Review Summary: The Absolute.
Do you know what emotion is the most striking of them all? It is the one as poignant as any biting sorrow, deadening melancholy or malefic sadness. And it is also much more energy-inducing, life brightening and adrenaline pulsating as any joy, bliss and utter happiness is. The bittersweet. That which merges struggle with triumph, macabre with hope, decay with slight distant light, and pain with ecstasy. It is a piercing combination of two polar opposites, gifting both negativity and positivity at the same time. And I may have stumbled upon the best musical representation of that feeling.
The moment my ears landed upon the first single “Dream State”, I knew I would regret not listening to the entire album. And I am happy that I did. Son Lux have always been a collective with a unique and absolutely magnificent production and compositional capabilities. And their latest album, Brighter Wounds
, is proudly said their most enigmatic and mature effort to date. Their already well established sense of instrumental intricacy and compositional ambition may have found an absolute peak here.
But this album is not just Son Lux’s most stylistically encompassing and atmospherically engulfing album, it also is their most triumphant. But triumphant that is with a strong, crushing feeling of candescent bitterness amidst a hopeful, albeit naïve sweetness. It is like a gratification among ruins and a deceit within ascendancy, all clothed in a cloak of overwhelming, cinematic, masterfully crafted musical grandeur, both subtly chilling and stupendously imposing. There is also a particularly haunting, but strangely calming, feeling of solitude all throughout the record.
The album’s opener, “Forty Screams”, might at first come off as a little confusing musically, but only strengthens its emotional impact as it goes further. Here, Ryan Lott and his rusty, crumbling voice deliver some of their most hellish cracklings. And together with the atmosphere as freezing as the outer space, it is as magnetic and beautiful an opener as it can ever get. With the gorgeous, grandiose following track, the aforementioned single “Dream State”, and all of its background chants and perforating strings this makes for quite an introduction to the album.
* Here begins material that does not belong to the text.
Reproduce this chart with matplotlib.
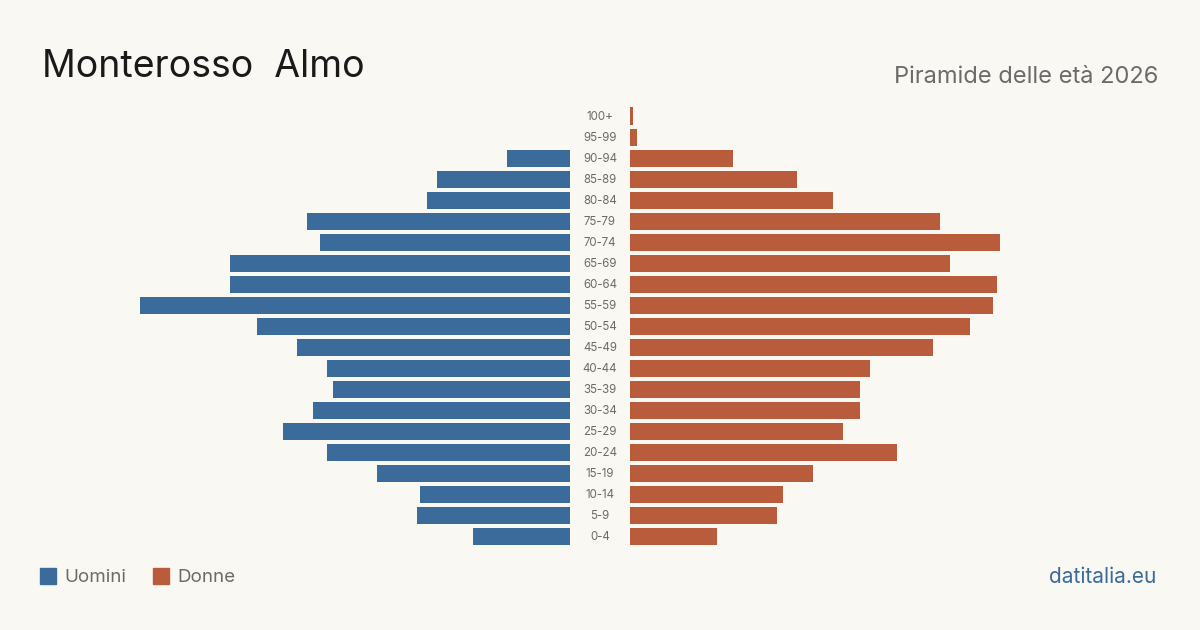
import matplotlib

matplotlib.use("Agg")

import matplotlib.pyplot as plt
from matplotlib.patches import Rectangle

plt.rcParams["font.family"] = ["Inter", "DejaVu Sans"]

# age classes, bottom to top
age_groups = [
    "0-4", "5-9", "10-14", "15-19", "20-24", "25-29", "30-34", "35-39",
    "40-44", "45-49", "50-54", "55-59", "60-64", "65-69", "70-74", "75-79",
    "80-84", "85-89", "90-94", "95-99", "100+",
]
men = [29, 46, 45, 58, 73, 86, 77, 71, 73, 82, 94, 129, 102, 102, 75, 79,
       43, 40, 19, 0, 0]
women = [26, 44, 46, 55, 80, 64, 69, 69, 72, 91, 102, 109, 110, 96, 111, 93,
         61, 50, 31, 2, 1]

title = "Monterosso  Almo"
subtitle = "Piramide delle età 2026"
source = "datitalia.eu"

BLUE = "#3b6b9b"
ORANGE = "#b85c3c"
BG = "#f9f8f3"
GREY = "#6b6b6b"

W, H = 1200, 630
fig = plt.figure(figsize=(W / 100, H / 100), dpi=100)
fig.patch.set_facecolor(BG)

# chart axes: x in persons, 0.3 persons per pixel, centred on the figure
px_per_unit = 10 / 3
half_span = (W / 2) / px_per_unit
gap = 30 / px_per_unit
ax = fig.add_axes([0, (H - 546.5) / H, 1, 441 / H])
ax.set_facecolor("none")
ax.set_xlim(-half_span, half_span)
ax.set_ylim(-0.5, len(age_groups) - 0.5)
ax.axis("off")

ypos = range(len(age_groups))
ax.barh(ypos, [-m for m in men], left=-gap, height=17 / 21, color=BLUE)
ax.barh(ypos, women, left=gap, height=17 / 21, color=ORANGE)
for y, label in zip(ypos, age_groups):
    ax.text(0, y - 0.07, label, ha="center", va="center", fontsize=8.3,
            color=GREY)

fig.text(42 / W, 1 - 67 / H, title, fontsize=27, color="#1a1a1a",
         ha="left", va="center")
fig.text(1158 / W, 1 - 77 / H, subtitle, fontsize=17, color=GREY,
         ha="right", va="center")

# legend
for x0, col, lab in [(40, BLUE, "Uomini"), (153, ORANGE, "Donne")]:
    fig.patches.append(Rectangle((x0 / W, 1 - 584 / H), 16 / W, 16 / H,
                                 transform=fig.transFigure, color=col))
    fig.text((x0 + 24) / W, 1 - 577.5 / H, lab, fontsize=13.5, color=GREY,
             ha="left", va="center")

fig.text(1156 / W, 1 - 577 / H, source, fontsize=15, color=BLUE,
         ha="right", va="center")

fig.savefig("out.png", dpi=100, facecolor=BG)
plt.close(fig)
However, right after that is what one could by default describe as the album’s low point. It is the slightly dizzied out “Labor”, the most poppy cut on here, “The Fool You Need” (although this one has that beautiful acoustic guitar ending) and trip-hoppy “Slowly”. Those tracks are nowhere close to bad, but considering the skinning nature of the rest of the album, their slightly confused aesthetic fits the flow a little less. The succeeding calm of “All Directions” and more so of “Aquatic” then shows that very cosmic, echoic, luminous direction the triplet before them appears to have been trying to achieve. And because Son Lux never stand on one musical spot, the final track-triptych is both sombre (all things considered) and invigorating.
And just like that it ends. It swings by like a cataclysmic end-of-days euphoria and leaves you sitting in awe. Needless to say that Son Lux have accomplished something special here. Hard to say, whether Brighter Wounds
will stand the test of time, but as for right now, right here, right in this mood and this particular need for beatific gloom of mine, this shall be the soundtrack to every day, until it is no longer needed.